_WHAT TO PRODUCE_
Exactly retype the lines from the top of the data through the line containing "renderer = fig.canvas.get_renderer()", leaving out every picture.

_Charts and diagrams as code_
■ ■ ■
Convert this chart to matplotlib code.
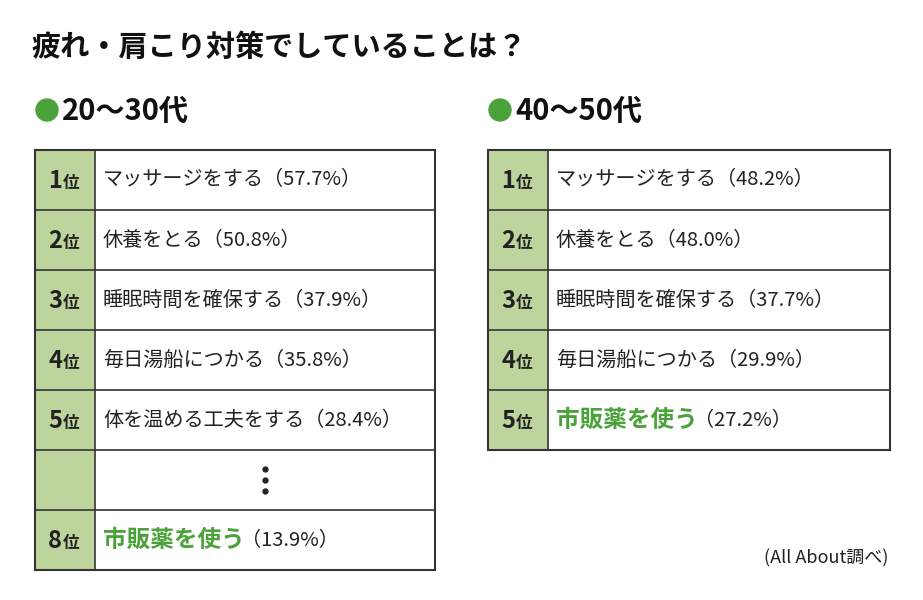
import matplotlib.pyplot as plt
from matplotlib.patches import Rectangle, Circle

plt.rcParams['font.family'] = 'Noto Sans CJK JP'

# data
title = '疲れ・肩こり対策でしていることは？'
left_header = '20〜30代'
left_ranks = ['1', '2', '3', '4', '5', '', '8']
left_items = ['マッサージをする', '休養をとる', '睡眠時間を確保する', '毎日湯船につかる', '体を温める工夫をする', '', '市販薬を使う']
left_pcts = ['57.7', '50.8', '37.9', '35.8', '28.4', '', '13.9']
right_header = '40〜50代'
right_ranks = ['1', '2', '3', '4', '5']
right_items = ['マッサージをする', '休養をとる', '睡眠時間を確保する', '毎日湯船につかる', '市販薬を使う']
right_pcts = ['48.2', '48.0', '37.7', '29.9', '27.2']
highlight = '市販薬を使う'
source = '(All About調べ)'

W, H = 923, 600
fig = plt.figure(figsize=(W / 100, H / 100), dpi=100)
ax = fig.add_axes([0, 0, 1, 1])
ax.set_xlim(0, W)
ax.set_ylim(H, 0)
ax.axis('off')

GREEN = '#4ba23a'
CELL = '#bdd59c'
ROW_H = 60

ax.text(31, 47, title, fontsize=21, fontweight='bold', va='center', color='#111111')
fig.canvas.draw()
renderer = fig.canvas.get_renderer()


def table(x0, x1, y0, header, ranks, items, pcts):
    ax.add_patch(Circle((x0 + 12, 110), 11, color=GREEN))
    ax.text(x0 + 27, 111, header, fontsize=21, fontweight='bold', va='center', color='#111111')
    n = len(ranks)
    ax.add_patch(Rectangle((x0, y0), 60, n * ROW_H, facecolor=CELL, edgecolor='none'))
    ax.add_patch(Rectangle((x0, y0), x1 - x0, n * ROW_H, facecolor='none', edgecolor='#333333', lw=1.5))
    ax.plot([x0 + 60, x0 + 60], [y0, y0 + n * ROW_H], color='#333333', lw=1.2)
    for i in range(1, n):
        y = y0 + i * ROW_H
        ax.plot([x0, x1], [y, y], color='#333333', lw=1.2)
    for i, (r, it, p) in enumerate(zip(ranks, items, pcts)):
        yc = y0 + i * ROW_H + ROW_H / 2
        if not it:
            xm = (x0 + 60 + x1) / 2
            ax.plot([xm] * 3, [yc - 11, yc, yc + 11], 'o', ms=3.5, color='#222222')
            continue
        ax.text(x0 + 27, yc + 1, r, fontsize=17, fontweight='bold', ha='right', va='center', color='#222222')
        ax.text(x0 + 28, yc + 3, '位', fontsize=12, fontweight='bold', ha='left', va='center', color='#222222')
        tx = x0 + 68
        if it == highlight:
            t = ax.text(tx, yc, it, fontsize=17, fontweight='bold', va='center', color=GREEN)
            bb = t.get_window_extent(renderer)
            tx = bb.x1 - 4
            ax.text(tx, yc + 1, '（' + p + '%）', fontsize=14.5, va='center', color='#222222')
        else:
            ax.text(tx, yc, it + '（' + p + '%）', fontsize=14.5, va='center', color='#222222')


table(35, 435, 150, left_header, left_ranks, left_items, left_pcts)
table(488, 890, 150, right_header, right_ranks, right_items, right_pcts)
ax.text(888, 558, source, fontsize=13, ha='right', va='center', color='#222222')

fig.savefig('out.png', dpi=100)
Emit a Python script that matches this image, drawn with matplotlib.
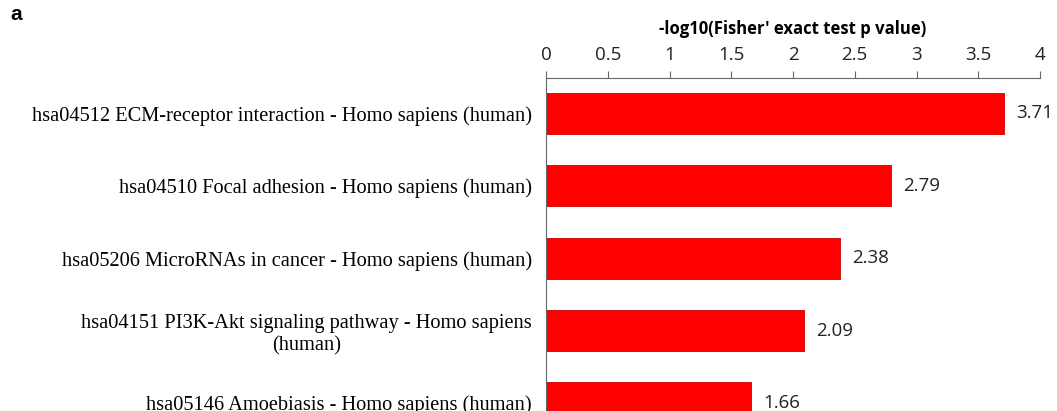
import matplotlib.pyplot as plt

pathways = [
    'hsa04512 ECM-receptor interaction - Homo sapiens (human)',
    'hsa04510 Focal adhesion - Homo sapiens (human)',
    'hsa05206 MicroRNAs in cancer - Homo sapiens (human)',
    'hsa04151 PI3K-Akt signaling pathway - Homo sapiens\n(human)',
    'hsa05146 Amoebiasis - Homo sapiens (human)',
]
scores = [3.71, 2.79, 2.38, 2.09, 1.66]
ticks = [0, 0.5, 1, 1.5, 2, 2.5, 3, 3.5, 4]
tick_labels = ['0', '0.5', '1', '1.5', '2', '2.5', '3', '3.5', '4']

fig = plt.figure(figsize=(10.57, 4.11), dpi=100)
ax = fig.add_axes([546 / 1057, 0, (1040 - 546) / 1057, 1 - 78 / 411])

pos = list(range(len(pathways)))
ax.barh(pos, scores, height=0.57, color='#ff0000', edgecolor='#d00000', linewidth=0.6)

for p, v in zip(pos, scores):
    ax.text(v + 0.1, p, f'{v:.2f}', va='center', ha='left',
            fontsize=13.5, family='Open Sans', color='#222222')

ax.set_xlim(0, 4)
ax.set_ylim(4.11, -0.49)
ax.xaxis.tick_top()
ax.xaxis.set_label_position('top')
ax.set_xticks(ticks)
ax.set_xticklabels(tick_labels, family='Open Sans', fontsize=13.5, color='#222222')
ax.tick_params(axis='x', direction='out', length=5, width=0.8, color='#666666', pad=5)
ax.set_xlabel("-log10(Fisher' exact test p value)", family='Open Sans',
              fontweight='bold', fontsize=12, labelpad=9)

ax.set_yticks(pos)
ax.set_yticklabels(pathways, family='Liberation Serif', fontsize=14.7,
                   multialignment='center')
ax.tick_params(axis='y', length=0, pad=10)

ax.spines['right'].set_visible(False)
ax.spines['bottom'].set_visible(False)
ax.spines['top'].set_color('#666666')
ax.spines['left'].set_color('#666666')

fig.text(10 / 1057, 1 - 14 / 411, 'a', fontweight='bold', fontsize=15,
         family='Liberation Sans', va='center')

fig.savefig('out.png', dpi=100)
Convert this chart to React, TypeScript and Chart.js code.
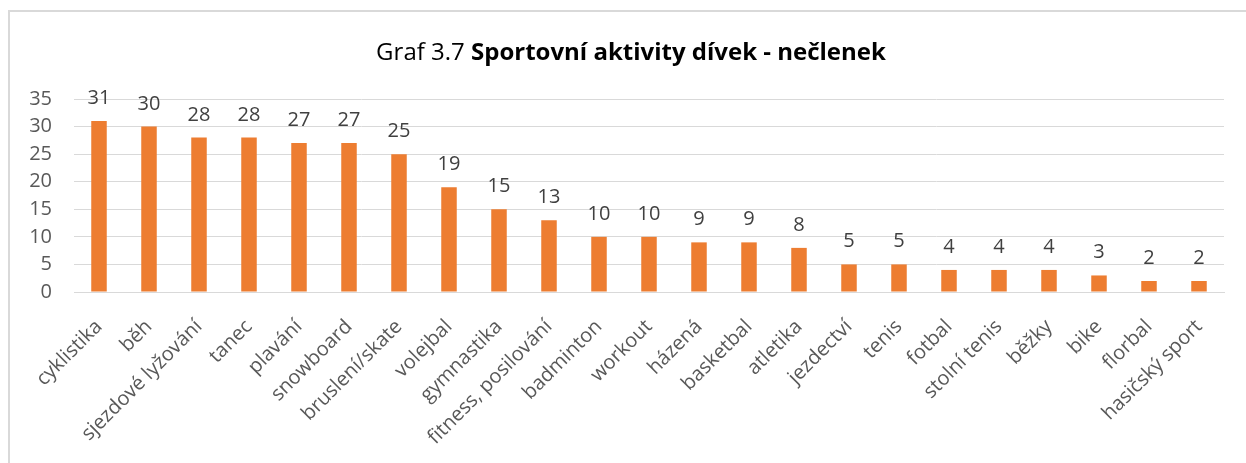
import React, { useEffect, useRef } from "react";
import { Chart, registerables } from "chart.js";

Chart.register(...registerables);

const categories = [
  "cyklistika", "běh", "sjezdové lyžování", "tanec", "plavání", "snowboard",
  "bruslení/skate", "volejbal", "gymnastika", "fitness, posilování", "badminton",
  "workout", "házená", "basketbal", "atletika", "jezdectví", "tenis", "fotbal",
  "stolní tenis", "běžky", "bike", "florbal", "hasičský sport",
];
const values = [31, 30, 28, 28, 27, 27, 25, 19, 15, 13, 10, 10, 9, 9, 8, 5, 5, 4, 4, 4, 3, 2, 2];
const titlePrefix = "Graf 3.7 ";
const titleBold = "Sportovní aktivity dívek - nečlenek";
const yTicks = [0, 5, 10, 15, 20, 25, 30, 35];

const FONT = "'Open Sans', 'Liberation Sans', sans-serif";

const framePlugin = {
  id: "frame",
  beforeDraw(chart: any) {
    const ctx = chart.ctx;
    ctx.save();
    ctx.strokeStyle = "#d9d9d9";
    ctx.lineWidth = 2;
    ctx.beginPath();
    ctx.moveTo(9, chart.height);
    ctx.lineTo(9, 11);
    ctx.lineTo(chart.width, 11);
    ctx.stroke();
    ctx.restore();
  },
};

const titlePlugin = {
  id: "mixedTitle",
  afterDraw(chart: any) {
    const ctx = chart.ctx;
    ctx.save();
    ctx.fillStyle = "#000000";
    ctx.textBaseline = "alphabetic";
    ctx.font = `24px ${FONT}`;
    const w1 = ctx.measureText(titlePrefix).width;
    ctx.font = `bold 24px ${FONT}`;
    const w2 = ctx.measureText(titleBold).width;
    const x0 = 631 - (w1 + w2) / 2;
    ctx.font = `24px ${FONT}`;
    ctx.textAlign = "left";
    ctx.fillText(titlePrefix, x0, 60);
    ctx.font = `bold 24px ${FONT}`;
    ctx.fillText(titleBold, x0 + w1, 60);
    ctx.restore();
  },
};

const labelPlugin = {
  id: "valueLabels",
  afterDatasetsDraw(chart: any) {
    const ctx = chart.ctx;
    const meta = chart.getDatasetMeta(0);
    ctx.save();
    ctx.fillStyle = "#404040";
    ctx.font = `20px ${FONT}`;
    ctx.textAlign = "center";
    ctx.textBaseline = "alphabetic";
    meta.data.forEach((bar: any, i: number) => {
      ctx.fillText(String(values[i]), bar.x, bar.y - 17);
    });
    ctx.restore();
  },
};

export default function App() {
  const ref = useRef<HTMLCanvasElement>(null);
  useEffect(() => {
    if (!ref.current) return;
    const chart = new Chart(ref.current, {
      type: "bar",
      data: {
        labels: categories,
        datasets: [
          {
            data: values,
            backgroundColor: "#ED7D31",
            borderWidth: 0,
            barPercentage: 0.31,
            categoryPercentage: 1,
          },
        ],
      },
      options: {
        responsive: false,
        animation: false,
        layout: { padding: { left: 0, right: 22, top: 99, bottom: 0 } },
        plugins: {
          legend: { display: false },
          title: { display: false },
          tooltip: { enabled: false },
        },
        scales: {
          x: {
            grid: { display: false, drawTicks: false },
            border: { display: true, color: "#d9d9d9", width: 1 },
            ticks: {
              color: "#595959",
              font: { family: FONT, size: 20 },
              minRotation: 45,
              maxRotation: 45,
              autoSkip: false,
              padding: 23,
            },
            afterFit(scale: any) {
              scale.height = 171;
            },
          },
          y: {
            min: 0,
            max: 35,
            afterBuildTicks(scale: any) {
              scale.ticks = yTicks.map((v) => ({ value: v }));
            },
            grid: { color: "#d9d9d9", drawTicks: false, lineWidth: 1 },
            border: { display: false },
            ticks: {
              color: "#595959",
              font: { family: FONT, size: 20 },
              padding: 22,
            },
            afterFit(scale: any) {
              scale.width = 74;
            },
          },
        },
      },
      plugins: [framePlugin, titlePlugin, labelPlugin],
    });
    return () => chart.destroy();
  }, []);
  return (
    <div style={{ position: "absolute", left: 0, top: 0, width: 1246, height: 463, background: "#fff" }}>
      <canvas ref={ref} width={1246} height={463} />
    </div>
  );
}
■ ■ ■
_IN RESPONSE_
Convert this chart to matplotlib code.
import matplotlib.pyplot as plt
from matplotlib.patches import Rectangle, Circle

plt.rcParams['font.family'] = 'Noto Sans CJK JP'

# data
title = '疲れ・肩こり対策でしていることは？'
left_header = '20〜30代'
left_ranks = ['1', '2', '3', '4', '5', '', '8']
left_items = ['マッサージをする', '休養をとる', '睡眠時間を確保する', '毎日湯船につかる', '体を温める工夫をする', '', '市販薬を使う']
left_pcts = ['57.7', '50.8', '37.9', '35.8', '28.4', '', '13.9']
right_header = '40〜50代'
right_ranks = ['1', '2', '3', '4', '5']
right_items = ['マッサージをする', '休養をとる', '睡眠時間を確保する', '毎日湯船につかる', '市販薬を使う']
right_pcts = ['48.2', '48.0', '37.7', '29.9', '27.2']
highlight = '市販薬を使う'
source = '(All About調べ)'

W, H = 923, 600
fig = plt.figure(figsize=(W / 100, H / 100), dpi=100)
ax = fig.add_axes([0, 0, 1, 1])
ax.set_xlim(0, W)
ax.set_ylim(H, 0)
ax.axis('off')

GREEN = '#4ba23a'
CELL = '#bdd59c'
ROW_H = 60

ax.text(31, 47, title, fontsize=21, fontweight='bold', va='center', color='#111111')
fig.canvas.draw()
renderer = fig.canvas.get_renderer()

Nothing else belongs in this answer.